On Wednesday evening's conference call to announce third-quarter results, CFO Kimberly Dang recalled those turbulent times in late 2015:
The reason that we decreased the dividend primarily a year ago had to do with inefficient capital markets, and not wanting to fund expansion capex in a market that wasn't rationally pricing debt and equity securities.
It's funny how memories of anything -- even a capital crunch -- can fade into a golden haze. From another perspective, markets actually regained their rational mojo a year ago and decided that a pipeline business burdened with net debt of 5.8 times trailing Ebitda in the midst of a once-in-a-generation energy crash was perhaps not the surest thing going. Kinder Morgan, having tried in vain to get around this with a convertible preferred offering, finally cut its dividend to appease creditors and rating agencies.
The restoration of that dividend -- and, whisper it, buybacks someday -- is all shareholders really care about. Chairman Rich Kinder has spoken before about getting to that "happy sunlit meadow" of payouts and reiterated on Wednesday his optimism about raising the dividend. The stock is down roughly a third from a year ago but, like many other pipeline stocks, has rebounded from the depths plumbed at the start of 2016. Maintaining momentum, however, will require determination on the part of both the company and its investors.
The problem for Kinder Morgan is that, while it is moving in the right direction, it is pulling a load built up through years of excessive spending (back when markets really were being irrational with pipeline stocks).
Consider, in the past 12 months, Kinder Morgan has taken two drastic steps: cutting its dividend by three quarters and reducing its 2016 growth capex budget from $4.2 billion to $2.7 billion. Even with all that (and some asset sales), its net debt has dropped from 5.8 times Ebitda to just over 5.3 times.

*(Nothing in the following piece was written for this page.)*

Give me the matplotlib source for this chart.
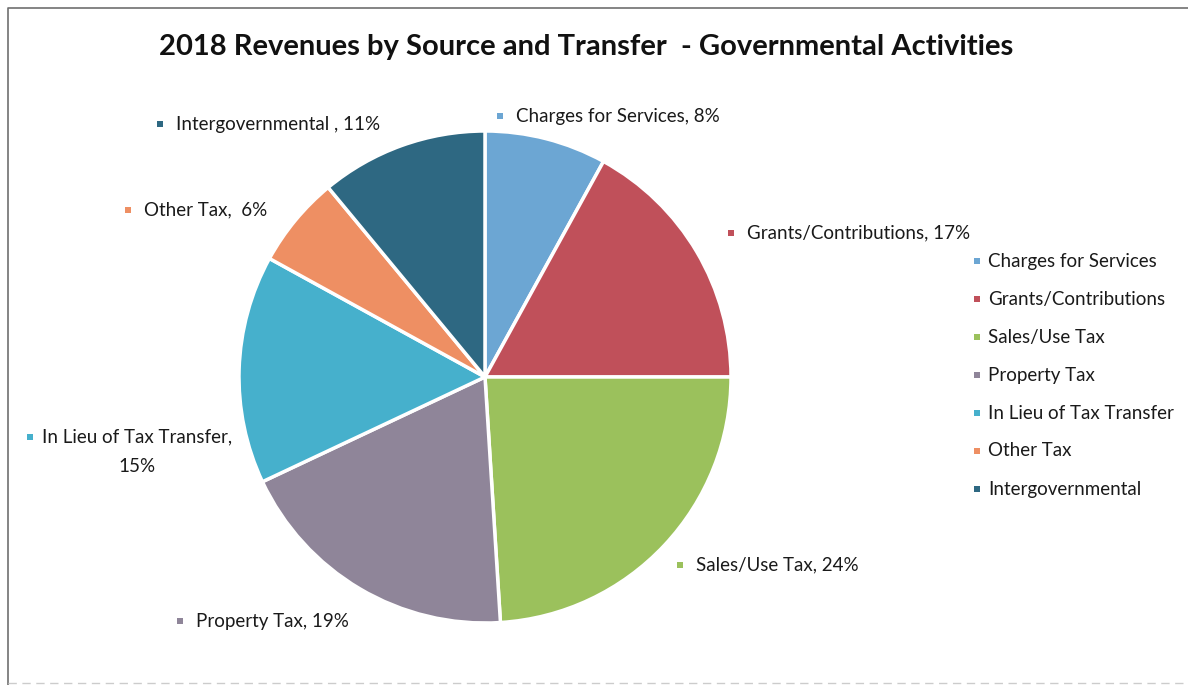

If Kinder Morgan is to reach its target of below 5 times, raising the dividend looks unlikely through 2017. The consensus estimate for Ebitda next year is just under $7.4 billion, according to data compiled by Bloomberg. Take off $2.8 billion for interest, maintenance capex and preferred dividends, and that leaves $4.6 billion. Common dividends, at the current reduced level, swallow up about $1.1 billion, and growth capex -- again, maintained at the current reduced level -- takes another $2.7 billion or so.

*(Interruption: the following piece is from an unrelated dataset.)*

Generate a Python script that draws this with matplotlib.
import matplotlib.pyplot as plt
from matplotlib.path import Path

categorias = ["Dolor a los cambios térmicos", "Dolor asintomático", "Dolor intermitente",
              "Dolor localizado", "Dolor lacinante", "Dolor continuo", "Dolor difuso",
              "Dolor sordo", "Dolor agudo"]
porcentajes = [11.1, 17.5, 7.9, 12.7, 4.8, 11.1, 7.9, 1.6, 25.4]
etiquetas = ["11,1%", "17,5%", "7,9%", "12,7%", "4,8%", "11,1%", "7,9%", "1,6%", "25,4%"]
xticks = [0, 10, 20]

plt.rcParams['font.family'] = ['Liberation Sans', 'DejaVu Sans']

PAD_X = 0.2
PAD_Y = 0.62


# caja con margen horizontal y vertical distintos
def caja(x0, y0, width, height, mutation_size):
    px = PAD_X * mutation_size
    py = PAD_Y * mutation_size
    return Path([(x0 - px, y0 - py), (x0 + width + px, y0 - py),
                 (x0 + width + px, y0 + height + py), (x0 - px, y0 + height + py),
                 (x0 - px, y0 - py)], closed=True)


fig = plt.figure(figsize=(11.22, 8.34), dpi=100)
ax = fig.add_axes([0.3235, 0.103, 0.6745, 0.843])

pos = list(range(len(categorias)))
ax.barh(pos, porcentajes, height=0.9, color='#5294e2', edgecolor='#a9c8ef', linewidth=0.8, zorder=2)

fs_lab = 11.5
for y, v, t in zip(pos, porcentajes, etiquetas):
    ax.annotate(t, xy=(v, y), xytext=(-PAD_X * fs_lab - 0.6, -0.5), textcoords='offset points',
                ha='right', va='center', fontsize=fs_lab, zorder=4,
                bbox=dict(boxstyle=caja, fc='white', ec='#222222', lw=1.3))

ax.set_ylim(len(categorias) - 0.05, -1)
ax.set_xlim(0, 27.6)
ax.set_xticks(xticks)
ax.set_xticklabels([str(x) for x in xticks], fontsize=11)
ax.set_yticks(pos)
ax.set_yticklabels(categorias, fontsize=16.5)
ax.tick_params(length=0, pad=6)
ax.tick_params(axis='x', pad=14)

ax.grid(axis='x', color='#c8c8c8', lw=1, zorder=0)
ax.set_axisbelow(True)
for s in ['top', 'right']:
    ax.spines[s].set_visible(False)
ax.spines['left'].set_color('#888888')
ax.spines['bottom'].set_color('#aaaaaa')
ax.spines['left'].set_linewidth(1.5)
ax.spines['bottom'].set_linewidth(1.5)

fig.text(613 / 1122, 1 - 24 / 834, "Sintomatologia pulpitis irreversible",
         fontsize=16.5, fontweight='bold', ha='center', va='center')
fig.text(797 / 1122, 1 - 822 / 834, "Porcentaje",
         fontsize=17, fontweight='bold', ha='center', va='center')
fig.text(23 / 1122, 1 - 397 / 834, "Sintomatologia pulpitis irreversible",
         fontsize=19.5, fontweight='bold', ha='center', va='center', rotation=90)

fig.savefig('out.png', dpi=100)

All of which leaves about $750 to $800 million of free cash flow, which is great but only brings that net debt down to a projected $38 billion at the end of 2017, or about 5.2 times Ebitda.
Roll the estimates forward another year and things look better: Using consensus estimates and the same capex figures, Kinder Morgan could afford to double its dividend in 2018 and still bring leverage down to 4.9 times. Granted, a buck a share would still be only half the level prior to last December's dividend cut, but the implied yield of 4.7 percent would at least resemble a sun-dappled glade for most shareholders.

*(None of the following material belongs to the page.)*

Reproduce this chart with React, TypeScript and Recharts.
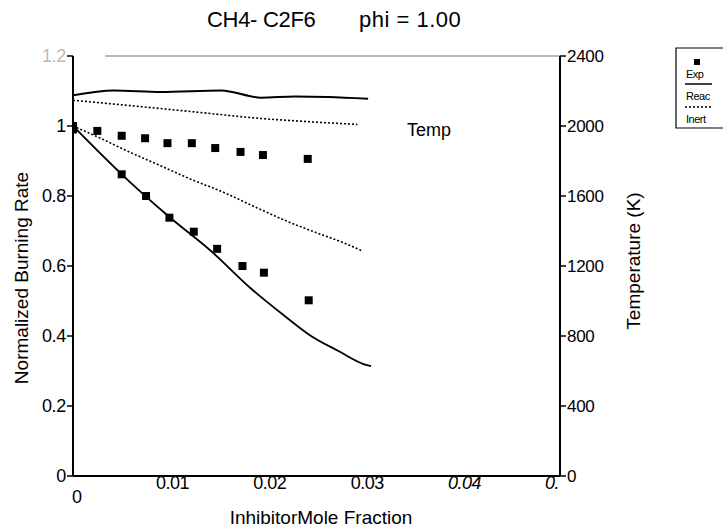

Ever the masters of anticipation, investors bid up Kinder Morgan's stock by about 2 percent Thursday morning as several sell-side analysts issued upgrades.
Yet, given how finely balanced Kinder Morgan's leverage math is around that magic level of 5 times, it would be prudent for the company to perhaps overshoot to the downside, in the interests of supporting sustained dividend growth once higher payouts resume. Energy remains a volatile sector working through the excesses built up in the boom, and profit expectations can't be taken for granted. Estimates of Kinder Morgan's's Ebitda over the next 3 years have, after all, fallen by $5.8 billion, or 20 percent, in aggregate over the past year.
We're a long way from October 2015, but there's still a ways to go before Kinder Morgan puts its past behind it fully.
This column does not necessarily reflect the opinion of Bloomberg LP and its owners.